Sen. Cwodzinski troubled by failure to offer immediate premium relief
Senator Cwodzinski STATEMENT:
“I am disappointed that the Governor and Senate DFL bill to offer immediate health insurance premium relief failed to move forward today. In its place, the bill passed by the Senate today is cumbersome, bureaucratic, but most importantly won’t offer any financial relief to struggling Minnesotans until 2018. Additionally, to add insult to injury, this “relief” money, arriving late, will also be taxed. Minnesotans are relying on us to offer meaningful relief as quickly as possible – and today they were let down.”
Governor Dayton and Sen. Lourey’s proposal would rush immediate relief to Minnesotans, reducing health insurance premiums by 25 percent for 125,000 Minnesotans who buy their insurance through the individual market. The plan would reduce the average premium increase facing Minnesotans in the individual market from 55 percent to 16 percent, and some families could save as much as $594 per month on their premiums. The Governor’s premium rebate proposal is targeted to help families who are not eligible for federal advanced premium tax credits and whose income is above $47,520 for an individual and $97,200 for a family of four. If implemented now, Minnesotans would see relief on their premium statements in March and discounted rates would be retroactive to January 1, 2017.
BACKGROUND/GOP RELIEF PLAN:
Proposal: The bill passed today, on January 12 makes a one-time appropriation of $300 million from the state’s budget reserve to help reduce premiums in 2017 for Minnesotans with incomes from 300% to 800% of Federal Poverty Guidelines who purchase their insurance on the individual market. ($35,640 to $95,040 for an individual and $72,900 to $194,400 for a family of four).
- For the first three months, all eligible individuals would receive a 25% premium reduction. For the remainder of 2017, premium reductions would be based on income with some individuals receiving up to a 30% premium reduction.

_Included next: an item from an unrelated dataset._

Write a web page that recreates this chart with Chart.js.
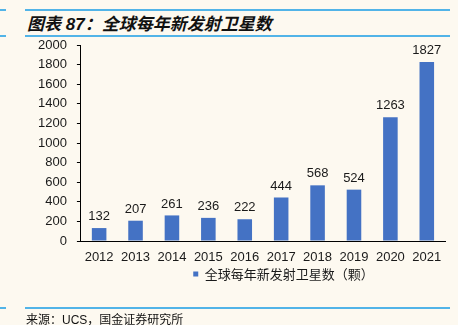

- The premium relief would be administered by the Department of Management and Budget (MMB) on a monthly basis. The bill appropriates $500,000 of the $300 million to the legislative auditor to conduct an audit of the premium assistance program by June 1, 2018.
This proposal also includes reforms, many of which have not been vetted until this week. While reforms are certainly important to pursue, relief for 2017 is the most important issue at hand.
- Additional reforms should be considered carefully, receive public input, and not jeopardize the financial futures of Minnesotans and the state.
- The plan proposed by Republicans does not work. They are proposing building an entirely new bureaucracy, which means more red tape for Minnesotans. Most importantly it would delay premium relief until 2018 at the earliest.